(Records)

^^^^

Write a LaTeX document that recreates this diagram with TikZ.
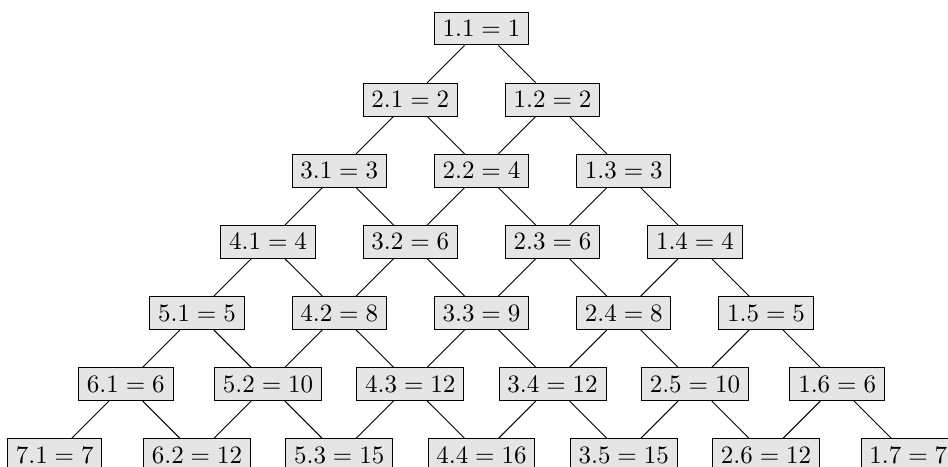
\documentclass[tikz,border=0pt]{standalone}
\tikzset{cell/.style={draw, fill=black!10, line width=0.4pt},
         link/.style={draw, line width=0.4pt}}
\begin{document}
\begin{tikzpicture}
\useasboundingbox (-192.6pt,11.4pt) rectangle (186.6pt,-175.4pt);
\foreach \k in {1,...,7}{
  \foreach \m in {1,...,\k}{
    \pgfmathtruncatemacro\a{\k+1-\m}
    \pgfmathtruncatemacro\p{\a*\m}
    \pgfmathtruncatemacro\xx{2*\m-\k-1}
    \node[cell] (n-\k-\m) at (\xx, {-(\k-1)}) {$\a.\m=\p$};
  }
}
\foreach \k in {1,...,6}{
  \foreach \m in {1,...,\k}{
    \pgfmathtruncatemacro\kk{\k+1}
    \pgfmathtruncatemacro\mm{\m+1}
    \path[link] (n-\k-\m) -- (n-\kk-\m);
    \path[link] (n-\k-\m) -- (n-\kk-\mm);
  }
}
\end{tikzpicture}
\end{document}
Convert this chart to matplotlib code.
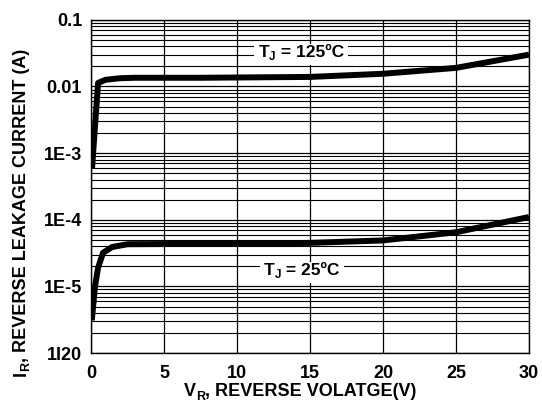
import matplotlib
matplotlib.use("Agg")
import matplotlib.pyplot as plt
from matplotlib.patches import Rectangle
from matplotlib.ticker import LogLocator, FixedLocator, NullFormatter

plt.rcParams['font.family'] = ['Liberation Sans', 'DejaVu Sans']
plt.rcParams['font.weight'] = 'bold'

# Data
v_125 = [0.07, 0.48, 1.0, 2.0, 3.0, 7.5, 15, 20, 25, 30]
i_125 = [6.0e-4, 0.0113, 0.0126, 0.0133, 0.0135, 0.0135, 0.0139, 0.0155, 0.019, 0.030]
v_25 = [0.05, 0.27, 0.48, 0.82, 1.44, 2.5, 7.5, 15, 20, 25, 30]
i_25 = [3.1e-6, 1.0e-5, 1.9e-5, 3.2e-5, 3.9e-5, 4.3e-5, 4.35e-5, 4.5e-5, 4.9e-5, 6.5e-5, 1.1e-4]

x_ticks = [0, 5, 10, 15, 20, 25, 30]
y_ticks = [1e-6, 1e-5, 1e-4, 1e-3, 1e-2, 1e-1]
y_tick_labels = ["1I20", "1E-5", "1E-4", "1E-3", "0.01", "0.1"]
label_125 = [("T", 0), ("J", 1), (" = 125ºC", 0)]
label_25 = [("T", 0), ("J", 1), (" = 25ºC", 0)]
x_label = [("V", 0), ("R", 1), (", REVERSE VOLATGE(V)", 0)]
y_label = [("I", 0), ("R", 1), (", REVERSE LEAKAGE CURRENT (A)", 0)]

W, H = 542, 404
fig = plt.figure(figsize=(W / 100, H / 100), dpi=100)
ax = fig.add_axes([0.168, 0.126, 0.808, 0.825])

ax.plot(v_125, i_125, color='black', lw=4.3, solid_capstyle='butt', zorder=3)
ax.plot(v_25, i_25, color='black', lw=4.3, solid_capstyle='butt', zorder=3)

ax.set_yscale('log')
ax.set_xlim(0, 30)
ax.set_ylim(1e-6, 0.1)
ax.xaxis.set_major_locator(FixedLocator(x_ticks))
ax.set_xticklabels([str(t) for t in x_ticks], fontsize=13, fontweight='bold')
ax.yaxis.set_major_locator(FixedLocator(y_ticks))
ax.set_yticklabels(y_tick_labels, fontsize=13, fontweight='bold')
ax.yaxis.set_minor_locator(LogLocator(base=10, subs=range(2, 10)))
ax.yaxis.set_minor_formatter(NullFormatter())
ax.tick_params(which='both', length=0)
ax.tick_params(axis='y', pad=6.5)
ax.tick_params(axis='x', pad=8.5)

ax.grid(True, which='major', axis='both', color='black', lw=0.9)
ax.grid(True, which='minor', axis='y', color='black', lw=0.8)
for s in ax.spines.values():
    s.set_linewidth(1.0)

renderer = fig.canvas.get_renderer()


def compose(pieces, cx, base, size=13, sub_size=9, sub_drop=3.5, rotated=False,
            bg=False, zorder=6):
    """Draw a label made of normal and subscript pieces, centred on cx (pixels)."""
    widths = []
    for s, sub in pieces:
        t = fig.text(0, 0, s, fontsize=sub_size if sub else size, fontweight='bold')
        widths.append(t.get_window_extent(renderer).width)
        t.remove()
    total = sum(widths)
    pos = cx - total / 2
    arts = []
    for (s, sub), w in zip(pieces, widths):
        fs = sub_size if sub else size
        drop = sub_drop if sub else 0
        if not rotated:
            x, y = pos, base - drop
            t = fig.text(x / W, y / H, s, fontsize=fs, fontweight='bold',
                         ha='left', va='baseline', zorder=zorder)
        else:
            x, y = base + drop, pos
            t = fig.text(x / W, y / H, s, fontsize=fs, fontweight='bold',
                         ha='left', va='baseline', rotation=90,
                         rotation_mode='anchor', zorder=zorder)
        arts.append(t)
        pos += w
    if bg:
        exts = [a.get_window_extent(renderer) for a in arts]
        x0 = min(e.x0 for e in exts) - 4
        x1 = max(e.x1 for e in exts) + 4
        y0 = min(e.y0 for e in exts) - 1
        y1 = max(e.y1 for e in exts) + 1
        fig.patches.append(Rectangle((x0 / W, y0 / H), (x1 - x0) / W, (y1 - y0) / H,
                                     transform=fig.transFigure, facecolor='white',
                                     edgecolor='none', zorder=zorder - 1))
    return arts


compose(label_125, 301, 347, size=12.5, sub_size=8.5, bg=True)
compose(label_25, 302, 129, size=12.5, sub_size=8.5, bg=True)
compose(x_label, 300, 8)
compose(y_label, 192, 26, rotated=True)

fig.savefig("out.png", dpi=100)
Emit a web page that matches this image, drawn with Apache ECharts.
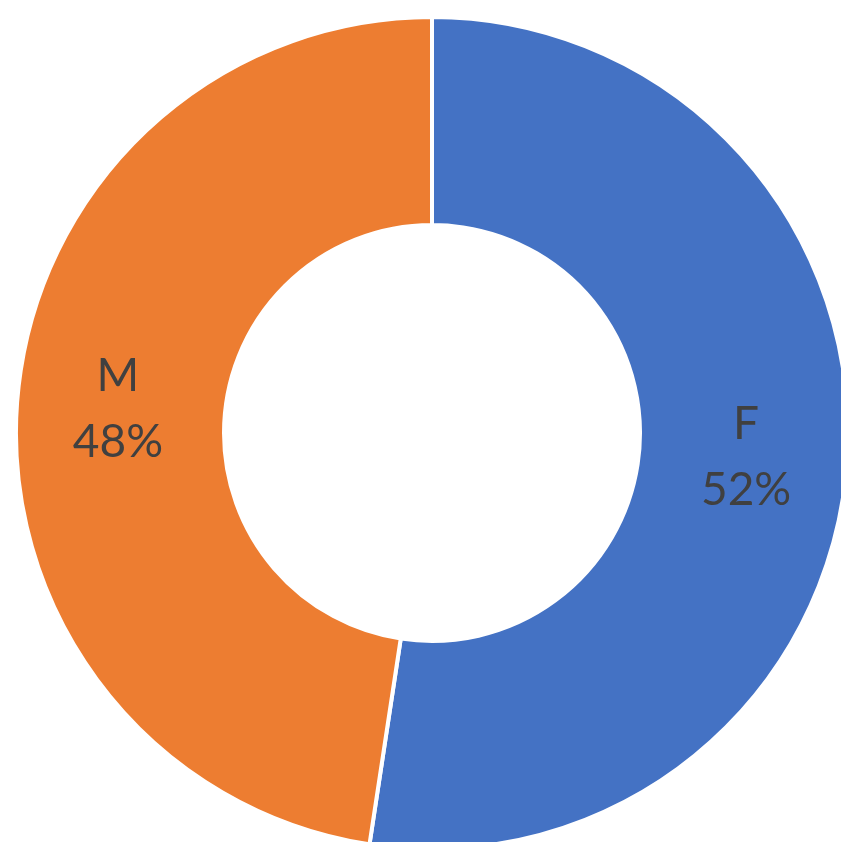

^^^^

GIVEN REQUEST
Pull out all lines from the entries above in which the word "matplotlib" appears.

COMPLETE OUTPUT
Convert this chart to matplotlib code.
import matplotlib
matplotlib.use("Agg")
import matplotlib.pyplot as plt
from matplotlib.patches import Rectangle
from matplotlib.ticker import LogLocator, FixedLocator, NullFormatter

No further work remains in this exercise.